• TASK DIRECTIONS
Transcribe the material in full. Nothing should differ except that the pictures are left out.

• RAW DATA
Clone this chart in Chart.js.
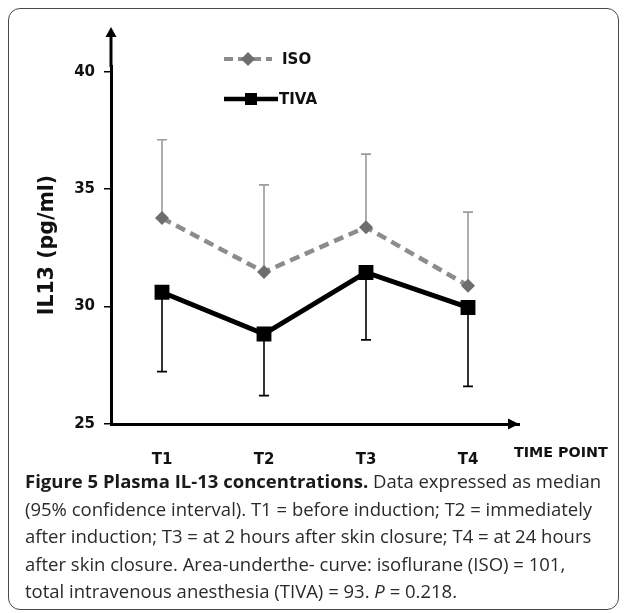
<!DOCTYPE html>
<html>
<head>
<meta charset="utf-8">
<script src="https://cdn.jsdelivr.net/npm/chart.js@4/dist/chart.umd.min.js"></script>
<style>
  html, body { margin:0; padding:0; background:#fff; }
  body { width:627px; height:613px; position:relative; overflow:hidden; }
  #frame { position:absolute; left:8px; top:8px; width:609px; height:600px; border:1.5px solid #4a4a4a; border-radius:12px; }
  #c { position:absolute; left:0; top:0; }
  .lg { position:absolute; font-family:"DejaVu Sans", sans-serif; font-weight:bold; font-size:15px; color:#111; line-height:18px; }
  #xtitle { position:absolute; left:514px; top:443px; font-family:"DejaVu Sans", sans-serif; font-weight:bold; font-size:14.3px; color:#111; line-height:18px; white-space:nowrap; }
  #caption { position:absolute; left:25px; top:467px; font-family:"Open Sans", sans-serif; font-size:18.5px; line-height:27.5px; color:#2a2a2a; white-space:nowrap; }
  #caption b { color:#1a1a1a; }
</style>
</head>
<body>
<div id="frame"></div>
<canvas id="c" width="627" height="470"></canvas>

<svg style="position:absolute;left:222px;top:50px" width="60" height="20">
  <line x1="2" y1="9" x2="50" y2="9" stroke="#8c8c8c" stroke-width="4" stroke-dasharray="9,5"/>
  <polygon points="26,2 33,9 26,16 19,9" fill="#6e6e6e"/>
</svg>
<div class="lg" style="left:282px;top:50px">ISO</div>
<svg style="position:absolute;left:222px;top:89px" width="60" height="20">
  <line x1="2" y1="10" x2="56" y2="10" stroke="#000" stroke-width="4.5"/>
  <rect x="23" y="4" width="12" height="12" fill="#000"/>
</svg>
<div class="lg" style="left:279px;top:90px">TIVA</div>

<div id="xtitle">TIME POINT</div>

<div id="caption"><b>Figure 5 Plasma IL-13 concentrations.</b> Data expressed as median<br>(95% confidence interval). T1 = before induction; T2 = immediately<br>after induction; T3 = at 2 hours after skin closure; T4 = at 24 hours<br>after skin closure. Area-underthe- curve: isoflurane (ISO) = 101,<br>total intravenous anesthesia (TIVA) = 93. <i>P</i> = 0.218.</div>

<script>
// ---- data ----
const categories = ["T1", "T2", "T3", "T4"];
const isoMedian = [33.77, 31.47, 33.38, 30.89];
const isoUpper  = [37.10, 35.18, 36.49, 34.02];
const tivaMedian = [30.61, 28.83, 31.45, 29.96];
const tivaLower  = [27.23, 26.21, 28.58, 26.60];
const yTicks = [25, 30, 35, 40];
const yMin = 25, yMax = 40.24, yArrowTop = 41.9;

const errorBars = {
  id: 'errorBars',
  beforeDatasetsDraw(chart) {
    const ctx = chart.ctx, x = chart.scales.x, y = chart.scales.y;
    const draw = (vals, bounds, color, width) => {
      ctx.save();
      ctx.strokeStyle = color; ctx.lineWidth = width;
      vals.forEach((v, i) => {
        const px = x.getPixelForValue(i);
        const py1 = y.getPixelForValue(v), py2 = y.getPixelForValue(bounds[i]);
        ctx.beginPath();
        ctx.moveTo(px, py1); ctx.lineTo(px, py2);
        ctx.moveTo(px - 5, py2); ctx.lineTo(px + 5, py2);
        ctx.stroke();
      });
      ctx.restore();
    };
    draw(isoMedian, isoUpper, '#9a9a9a', 1.6);
    draw(tivaMedian, tivaLower, '#000', 1.6);
  }
};

const arrows = {
  id: 'arrows',
  afterDraw(chart) {
    const ctx = chart.ctx, x = chart.scales.x, y = chart.scales.y;
    const a = chart.chartArea;
    const topPx = y.getPixelForValue(yArrowTop);
    ctx.save();
    ctx.strokeStyle = '#000'; ctx.fillStyle = '#000'; ctx.lineWidth = 3;
    ctx.beginPath(); ctx.moveTo(a.left, a.top + 1); ctx.lineTo(a.left, topPx + 8); ctx.stroke();
    ctx.beginPath();
    ctx.moveTo(a.left, topPx); ctx.lineTo(a.left - 5.5, topPx + 10); ctx.lineTo(a.left + 5.5, topPx + 10); ctx.closePath(); ctx.fill();
    const by = y.getPixelForValue(yMin);
    ctx.beginPath();
    ctx.moveTo(a.right, by); ctx.lineTo(a.right - 11, by - 5.5); ctx.lineTo(a.right - 11, by + 5.5); ctx.closePath(); ctx.fill();
    ctx.restore();
  }
};

new Chart(document.getElementById('c'), {
  type: 'line',
  data: {
    labels: categories,
    datasets: [
      {
        label: 'ISO', data: isoMedian,
        borderColor: '#8c8c8c', borderWidth: 4.5, borderDash: [10, 6],
        pointStyle: 'rectRot', pointRadius: 7, pointBackgroundColor: '#6e6e6e',
        pointBorderColor: '#6e6e6e', pointBorderWidth: 0, tension: 0, fill: false
      },
      {
        label: 'TIVA', data: tivaMedian,
        borderColor: '#000', borderWidth: 5,
        pointStyle: 'rect', pointRadius: 10.5, pointBackgroundColor: '#000',
        pointBorderColor: '#000', pointBorderWidth: 0, tension: 0, fill: false
      }
    ]
  },
  options: {
    responsive: false, animation: false, devicePixelRatio: 1,
    layout: { padding: { top: 66, right: 108, left: 0, bottom: 0 } },
    plugins: { legend: { display: false }, tooltip: { enabled: false } },
    scales: {
      x: {
        type: 'category', offset: true,
        grid: { display: false },
        border: { display: true, color: '#000', width: 3 },
        ticks: { color: '#111', padding: 19, font: { family: 'DejaVu Sans', weight: 'bold', size: 15 } },
        afterFit(s) { s.height = 46; }
      },
      y: {
        type: 'linear', min: yMin, max: yMax,
        afterBuildTicks(s) { s.ticks = yTicks.map(v => ({ value: v })); },
        grid: { display: true, drawOnChartArea: false, drawTicks: true, tickLength: 7, color: '#000', lineWidth: 1.5 },
        border: { display: true, color: '#000', width: 3 },
        ticks: { color: '#111', padding: 9, font: { family: 'DejaVu Sans', weight: 'bold', size: 15 } },
        title: { display: true, text: 'IL13 (pg/ml)', color: '#111', padding: { top: 35, bottom: 0 }, font: { family: 'DejaVu Sans', weight: 'bold', size: 20.5 } },
        afterFit(s) { s.width = 111; }
      }
    }
  },
  plugins: [errorBars, arrows]
});
</script>
</body>
</html>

• TASK RESPONSE
Clone this chart in Chart.js.
<!DOCTYPE html>
<html>
<head>
<meta charset="utf-8">
<script src="https://cdn.jsdelivr.net/npm/chart.js@4/dist/chart.umd.min.js"></script>
<style>
  html, body { margin:0; padding:0; background:#fff; }
  body { width:627px; height:613px; position:relative; overflow:hidden; }
  #frame { position:absolute; left:8px; top:8px; width:609px; height:600px; border:1.5px solid #4a4a4a; border-radius:12px; }
  #c { position:absolute; left:0; top:0; }
  .lg { position:absolute; font-family:"DejaVu Sans", sans-serif; font-weight:bold; font-size:15px; color:#111; line-height:18px; }
  #xtitle { position:absolute; left:514px; top:443px; font-family:"DejaVu Sans", sans-serif; font-weight:bold; font-size:14.3px; color:#111; line-height:18px; white-space:nowrap; }
  #caption { position:absolute; left:25px; top:467px; font-family:"Open Sans", sans-serif; font-size:18.5px; line-height:27.5px; color:#2a2a2a; white-space:nowrap; }
  #caption b { color:#1a1a1a; }
</style>
</head>
<body>
<div id="frame"></div>
<canvas id="c" width="627" height="470"></canvas>

<svg style="position:absolute;left:222px;top:50px" width="60" height="20">
  <line x1="2" y1="9" x2="50" y2="9" stroke="#8c8c8c" stroke-width="4" stroke-dasharray="9,5"/>
  <polygon points="26,2 33,9 26,16 19,9" fill="#6e6e6e"/>
</svg>
<div class="lg" style="left:282px;top:50px">ISO</div>
<svg style="position:absolute;left:222px;top:89px" width="60" height="20">
  <line x1="2" y1="10" x2="56" y2="10" stroke="#000" stroke-width="4.5"/>
  <rect x="23" y="4" width="12" height="12" fill="#000"/>
</svg>
<div class="lg" style="left:279px;top:90px">TIVA</div>

<div id="xtitle">TIME POINT</div>

<div id="caption"><b>Figure 5 Plasma IL-13 concentrations.</b> Data expressed as median<br>(95% confidence interval). T1 = before induction; T2 = immediately<br>after induction; T3 = at 2 hours after skin closure; T4 = at 24 hours<br>after skin closure. Area-underthe- curve: isoflurane (ISO) = 101,<br>total intravenous anesthesia (TIVA) = 93. <i>P</i> = 0.218.</div>

<script>
// ---- data ----
const categories = ["T1", "T2", "T3", "T4"];
const isoMedian = [33.77, 31.47, 33.38, 30.89];
const isoUpper  = [37.10, 35.18, 36.49, 34.02];
const tivaMedian = [30.61, 28.83, 31.45, 29.96];
const tivaLower  = [27.23, 26.21, 28.58, 26.60];
const yTicks = [25, 30, 35, 40];
const yMin = 25, yMax = 40.24, yArrowTop = 41.9;

const errorBars = {
  id: 'errorBars',
  beforeDatasetsDraw(chart) {
    const ctx = chart.ctx, x = chart.scales.x, y = chart.scales.y;
    const draw = (vals, bounds, color, width) => {
      ctx.save();
      ctx.strokeStyle = color; ctx.lineWidth = width;
      vals.forEach((v, i) => {
        const px = x.getPixelForValue(i);
        const py1 = y.getPixelForValue(v), py2 = y.getPixelForValue(bounds[i]);
        ctx.beginPath();
        ctx.moveTo(px, py1); ctx.lineTo(px, py2);
        ctx.moveTo(px - 5, py2); ctx.lineTo(px + 5, py2);
        ctx.stroke();
      });
      ctx.restore();
    };
    draw(isoMedian, isoUpper, '#9a9a9a', 1.6);
    draw(tivaMedian, tivaLower, '#000', 1.6);
  }
};

const arrows = {
  id: 'arrows',
  afterDraw(chart) {
    const ctx = chart.ctx, x = chart.scales.x, y = chart.scales.y;
    const a = chart.chartArea;
    const topPx = y.getPixelForValue(yArrowTop);
    ctx.save();
    ctx.strokeStyle = '#000'; ctx.fillStyle = '#000'; ctx.lineWidth = 3;
    ctx.beginPath(); ctx.moveTo(a.left, a.top + 1); ctx.lineTo(a.left, topPx + 8); ctx.stroke();
    ctx.beginPath();
    ctx.moveTo(a.left, topPx); ctx.lineTo(a.left - 5.5, topPx + 10); ctx.lineTo(a.left + 5.5, topPx + 10); ctx.closePath(); ctx.fill();
    const by = y.getPixelForValue(yMin);
    ctx.beginPath();
    ctx.moveTo(a.right, by); ctx.lineTo(a.right - 11, by - 5.5); ctx.lineTo(a.right - 11, by + 5.5); ctx.closePath(); ctx.fill();
    ctx.restore();
  }
};

new Chart(document.getElementById('c'), {
  type: 'line',
  data: {
    labels: categories,
    datasets: [
      {
        label: 'ISO', data: isoMedian,
        borderColor: '#8c8c8c', borderWidth: 4.5, borderDash: [10, 6],
        pointStyle: 'rectRot', pointRadius: 7, pointBackgroundColor: '#6e6e6e',
        pointBorderColor: '#6e6e6e', pointBorderWidth: 0, tension: 0, fill: false
      },
      {
        label: 'TIVA', data: tivaMedian,
        borderColor: '#000', borderWidth: 5,
        pointStyle: 'rect', pointRadius: 10.5, pointBackgroundColor: '#000',
        pointBorderColor: '#000', pointBorderWidth: 0, tension: 0, fill: false
      }
    ]
  },
  options: {
    responsive: false, animation: false, devicePixelRatio: 1,
    layout: { padding: { top: 66, right: 108, left: 0, bottom: 0 } },
    plugins: { legend: { display: false }, tooltip: { enabled: false } },
    scales: {
      x: {
        type: 'category', offset: true,
        grid: { display: false },
        border: { display: true, color: '#000', width: 3 },
        ticks: { color: '#111', padding: 19, font: { family: 'DejaVu Sans', weight: 'bold', size: 15 } },
        afterFit(s) { s.height = 46; }
      },
      y: {
        type: 'linear', min: yMin, max: yMax,
        afterBuildTicks(s) { s.ticks = yTicks.map(v => ({ value: v })); },
        grid: { display: true, drawOnChartArea: false, drawTicks: true, tickLength: 7, color: '#000', lineWidth: 1.5 },
        border: { display: true, color: '#000', width: 3 },
        ticks: { color: '#111', padding: 9, font: { family: 'DejaVu Sans', weight: 'bold', size: 15 } },
        title: { display: true, text: 'IL13 (pg/ml)', color: '#111', padding: { top: 35, bottom: 0 }, font: { family: 'DejaVu Sans', weight: 'bold', size: 20.5 } },
        afterFit(s) { s.width = 111; }
      }
    }
  },
  plugins: [errorBars, arrows]
});
</script>
</body>
</html>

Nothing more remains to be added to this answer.